**THE PROBLEM:** Copy out each line exactly; pictures stay out of the copy.

**DATA LINES:**
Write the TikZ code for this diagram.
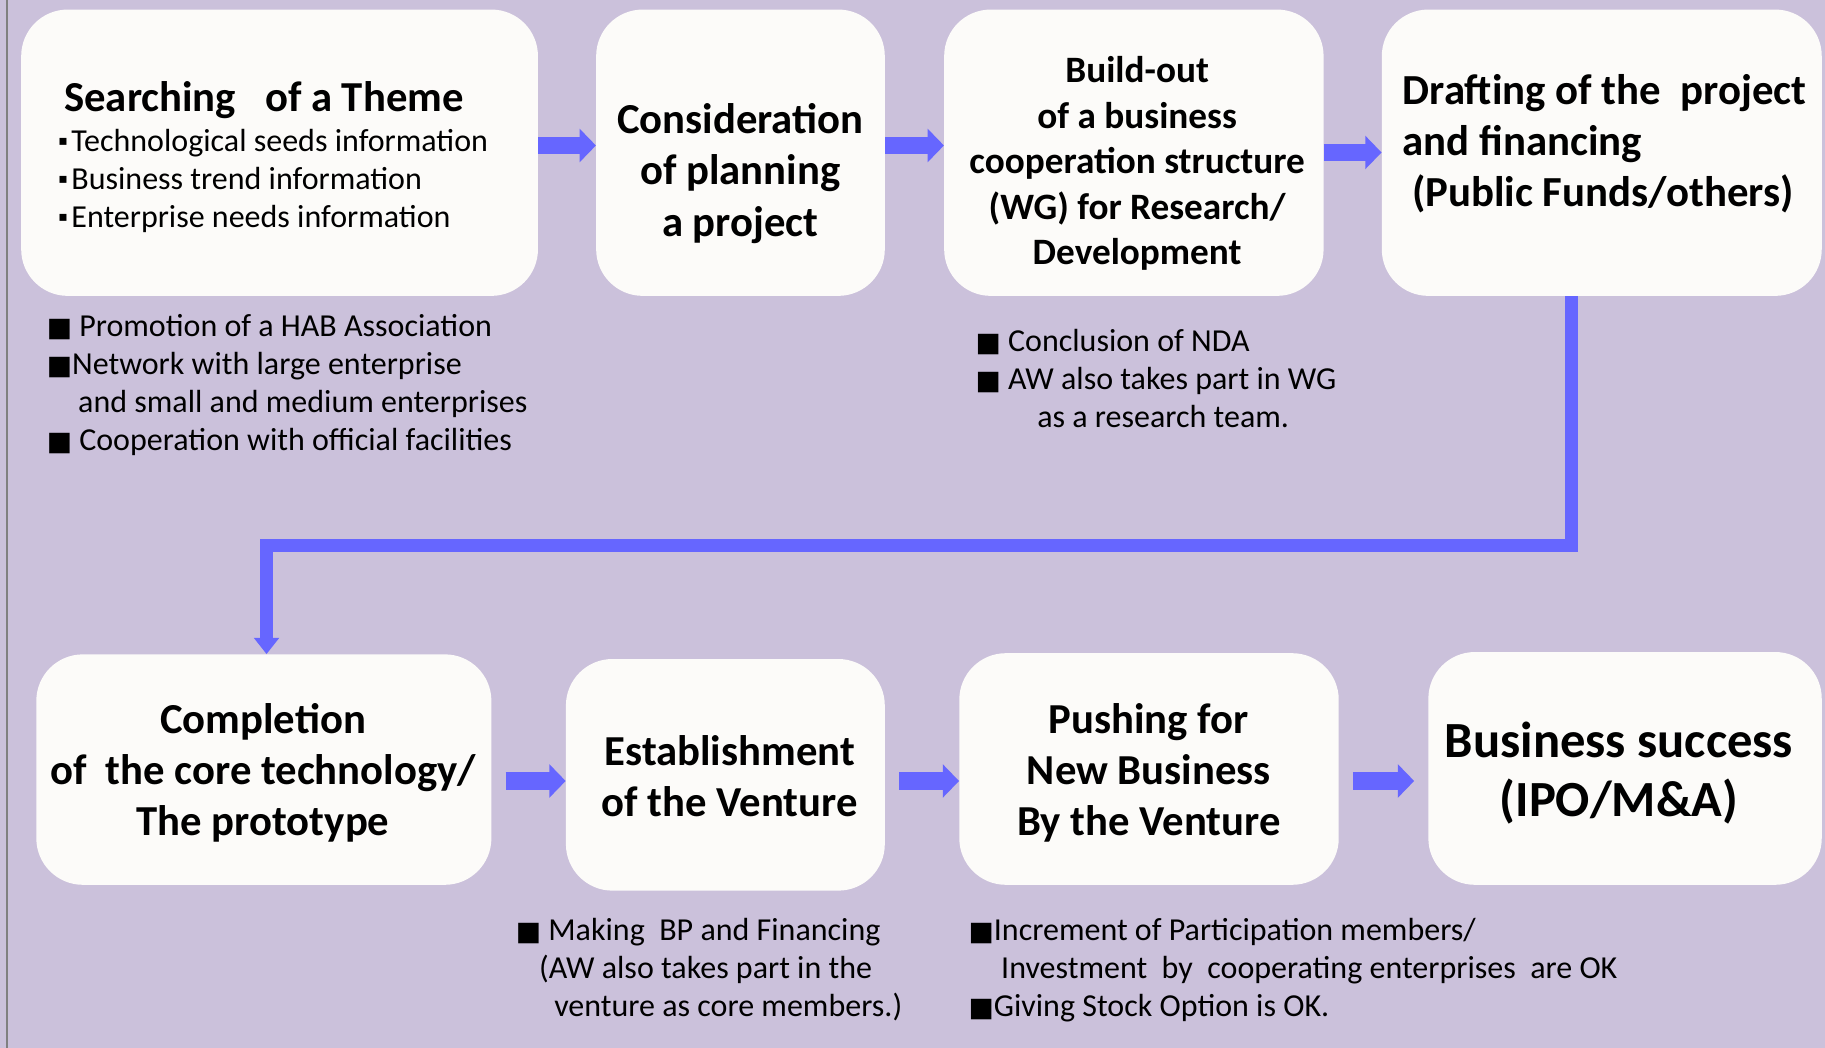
\documentclass[tikz,border=0pt]{standalone}
\usepackage{fontspec}
\setmainfont{Carlito}
\newfontfamily\dejavu{DejaVu Sans}
\usetikzlibrary{arrows.meta,calc}
\definecolor{bg}{RGB}{203,193,219}
\definecolor{boxc}{RGB}{252,251,249}
\definecolor{arr}{RGB}{102,102,255}
\newcommand{\sqb}{{\dejavu\fontsize{23}{23}\selectfont ■}}
\newcommand{\smb}{\raisebox{5pt}{\dejavu\fontsize{12}{12}\selectfont ▪}\hspace{3pt}}
\begin{document}
\begin{tikzpicture}[x=1pt,y=-1pt,
  box/.style={fill=boxc, draw=none, rounded corners=40pt, anchor=north west, inner sep=0pt},
  blk/.style={draw=arr, line width=15pt, -{Triangle[width=28pt,length=14pt]}},
  lng/.style={draw=arr, line width=11pt, line join=miter, -{Triangle[width=21pt,length=14pt]}},
  ttl/.style={font=\bfseries\fontsize{36.7}{44}\selectfont, align=center, inner sep=0pt},
  note/.style={font=\fontsize{27.5}{32.7}\selectfont, align=left, anchor=north west, inner sep=0pt}]
\fill[bg] (0,0) rectangle (1568,900);
\useasboundingbox (0,0) rectangle (1568,900);
\draw[gray, line width=1.5pt] (6,0) -- (6,900);
% boxes
\node[box, minimum width=444pt, minimum height=246pt] (b1) at (18,8) {};
\node[box, minimum width=248pt, minimum height=246pt] (b2) at (512,8) {};
\node[box, minimum width=326pt, minimum height=246pt] (b3) at (811,8) {};
\node[box, minimum width=378pt, minimum height=246pt] (b4) at (1187,8) {};
\node[box, minimum width=391pt, minimum height=198pt] (b5) at (31,562) {};
\node[box, minimum width=274pt, minimum height=199pt] (b6) at (486,566) {};
\node[box, minimum width=326pt, minimum height=199pt] (b7) at (824,561) {};
\node[box, minimum width=338pt, minimum height=200pt] (b8) at (1227,560) {};
% box texts
\node[ttl, anchor=west] (t1a) at (55,86) {Searching\ \ \ of a Theme};
\node[note] (t1b) at (50,111) {\smb Technological seeds information\\ \smb Business trend information\\ \smb Enterprise needs information};
\node[ttl] (t2) at (636,149) {Consideration\\of planning\\a project};
\node[ttl, font=\bfseries\fontsize{32}{39}\selectfont] (t3) at (977,140.5) {Build-out\\of a business\\cooperation structure\\(WG) for Research/\\Development};
\node[ttl, align=left, anchor=west, font=\bfseries\fontsize{36.8}{43.5}\selectfont] (t4) at (1205,123.5) {Drafting of the\ \ project\\and financing\\\hspace*{8pt}(Public Funds/others)};
\node[ttl] (t5) at (226,664) {Completion\\of\ \ the core technology/\\The prototype};
\node[ttl] (t6) at (627,667) {Establishment\\of the Venture};
\node[ttl] (t7) at (987,664) {Pushing for\\New Business\\By the Venture};
\node[ttl, font=\bfseries\fontsize{43.5}{51}\selectfont] (t8) at (1391,664) {Business success\\(IPO/M\&A)};
% notes
\node[note] (n1) at (40,270) {\sqb\ Promotion of a HAB Association\\ \sqb Network with large enterprise\\ \hspace*{27pt}and small and medium enterprises\\ \sqb\ Cooperation with official facilities};
\node[note] (n3) at (838,283) {\sqb\ Conclusion of NDA\\ \sqb\ AW also takes part in WG\\ \hspace*{53pt}as a research team.};
\node[note, font=\fontsize{27.5}{32.5}\selectfont] (n6) at (443,789) {\sqb\ Making\ \ BP and Financing\\ \hspace*{20pt}(AW also takes part in the\\ \hspace*{33pt}venture as core members.)};
\node[note, font=\fontsize{27.5}{32.5}\selectfont] (n7) at (832,789) {\sqb Increment of Participation members/\\ \hspace*{28pt}Investment\ \ by\ \ cooperating enterprises\ \ are OK\\ \sqb Giving Stock Option is OK.};
% connectors
\draw[blk] (b1.east |- 0,125) -- (b2.west |- 0,125);
\draw[blk] (b2.east |- 0,125) -- (b3.west |- 0,125);
\draw[blk] (b3.east |- 0,131) -- (b4.west |- 0,131);
\draw[lng] (b4.south -| 1350,0) -- (1350,469) -- (229,469) -- (b5.north -| 229,0);
\draw[blk] ($(b5.east |- 0,671)+(12,0)$) -- (b6.west |- 0,671);
\draw[blk] ($(b6.east |- 0,671)+(12,0)$) -- (b7.west |- 0,671);
\draw[blk] ($(b7.east |- 0,671)+(12,0)$) -- ($(b8.west |- 0,671)+(-12,0)$);
\end{tikzpicture}
\end{document}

**PROBLEM SOLUTION:**
Write the TikZ code for this diagram.
\documentclass[tikz,border=0pt]{standalone}
\usepackage{fontspec}
\setmainfont{Carlito}
\newfontfamily\dejavu{DejaVu Sans}
\usetikzlibrary{arrows.meta,calc}
\definecolor{bg}{RGB}{203,193,219}
\definecolor{boxc}{RGB}{252,251,249}
\definecolor{arr}{RGB}{102,102,255}
\newcommand{\sqb}{{\dejavu\fontsize{23}{23}\selectfont ■}}
\newcommand{\smb}{\raisebox{5pt}{\dejavu\fontsize{12}{12}\selectfont ▪}\hspace{3pt}}
\begin{document}
\begin{tikzpicture}[x=1pt,y=-1pt,
  box/.style={fill=boxc, draw=none, rounded corners=40pt, anchor=north west, inner sep=0pt},
  blk/.style={draw=arr, line width=15pt, -{Triangle[width=28pt,length=14pt]}},
  lng/.style={draw=arr, line width=11pt, line join=miter, -{Triangle[width=21pt,length=14pt]}},
  ttl/.style={font=\bfseries\fontsize{36.7}{44}\selectfont, align=center, inner sep=0pt},
  note/.style={font=\fontsize{27.5}{32.7}\selectfont, align=left, anchor=north west, inner sep=0pt}]
\fill[bg] (0,0) rectangle (1568,900);
\useasboundingbox (0,0) rectangle (1568,900);
\draw[gray, line width=1.5pt] (6,0) -- (6,900);
% boxes
\node[box, minimum width=444pt, minimum height=246pt] (b1) at (18,8) {};
\node[box, minimum width=248pt, minimum height=246pt] (b2) at (512,8) {};
\node[box, minimum width=326pt, minimum height=246pt] (b3) at (811,8) {};
\node[box, minimum width=378pt, minimum height=246pt] (b4) at (1187,8) {};
\node[box, minimum width=391pt, minimum height=198pt] (b5) at (31,562) {};
\node[box, minimum width=274pt, minimum height=199pt] (b6) at (486,566) {};
\node[box, minimum width=326pt, minimum height=199pt] (b7) at (824,561) {};
\node[box, minimum width=338pt, minimum height=200pt] (b8) at (1227,560) {};
% box texts
\node[ttl, anchor=west] (t1a) at (55,86) {Searching\ \ \ of a Theme};
\node[note] (t1b) at (50,111) {\smb Technological seeds information\\ \smb Business trend information\\ \smb Enterprise needs information};
\node[ttl] (t2) at (636,149) {Consideration\\of planning\\a project};
\node[ttl, font=\bfseries\fontsize{32}{39}\selectfont] (t3) at (977,140.5) {Build-out\\of a business\\cooperation structure\\(WG) for Research/\\Development};
\node[ttl, align=left, anchor=west, font=\bfseries\fontsize{36.8}{43.5}\selectfont] (t4) at (1205,123.5) {Drafting of the\ \ project\\and financing\\\hspace*{8pt}(Public Funds/others)};
\node[ttl] (t5) at (226,664) {Completion\\of\ \ the core technology/\\The prototype};
\node[ttl] (t6) at (627,667) {Establishment\\of the Venture};
\node[ttl] (t7) at (987,664) {Pushing for\\New Business\\By the Venture};
\node[ttl, font=\bfseries\fontsize{43.5}{51}\selectfont] (t8) at (1391,664) {Business success\\(IPO/M\&A)};
% notes
\node[note] (n1) at (40,270) {\sqb\ Promotion of a HAB Association\\ \sqb Network with large enterprise\\ \hspace*{27pt}and small and medium enterprises\\ \sqb\ Cooperation with official facilities};
\node[note] (n3) at (838,283) {\sqb\ Conclusion of NDA\\ \sqb\ AW also takes part in WG\\ \hspace*{53pt}as a research team.};
\node[note, font=\fontsize{27.5}{32.5}\selectfont] (n6) at (443,789) {\sqb\ Making\ \ BP and Financing\\ \hspace*{20pt}(AW also takes part in the\\ \hspace*{33pt}venture as core members.)};
\node[note, font=\fontsize{27.5}{32.5}\selectfont] (n7) at (832,789) {\sqb Increment of Participation members/\\ \hspace*{28pt}Investment\ \ by\ \ cooperating enterprises\ \ are OK\\ \sqb Giving Stock Option is OK.};
% connectors
\draw[blk] (b1.east |- 0,125) -- (b2.west |- 0,125);
\draw[blk] (b2.east |- 0,125) -- (b3.west |- 0,125);
\draw[blk] (b3.east |- 0,131) -- (b4.west |- 0,131);
\draw[lng] (b4.south -| 1350,0) -- (1350,469) -- (229,469) -- (b5.north -| 229,0);
\draw[blk] ($(b5.east |- 0,671)+(12,0)$) -- (b6.west |- 0,671);
\draw[blk] ($(b6.east |- 0,671)+(12,0)$) -- (b7.west |- 0,671);
\draw[blk] ($(b7.east |- 0,671)+(12,0)$) -- ($(b8.west |- 0,671)+(-12,0)$);
\end{tikzpicture}
\end{document}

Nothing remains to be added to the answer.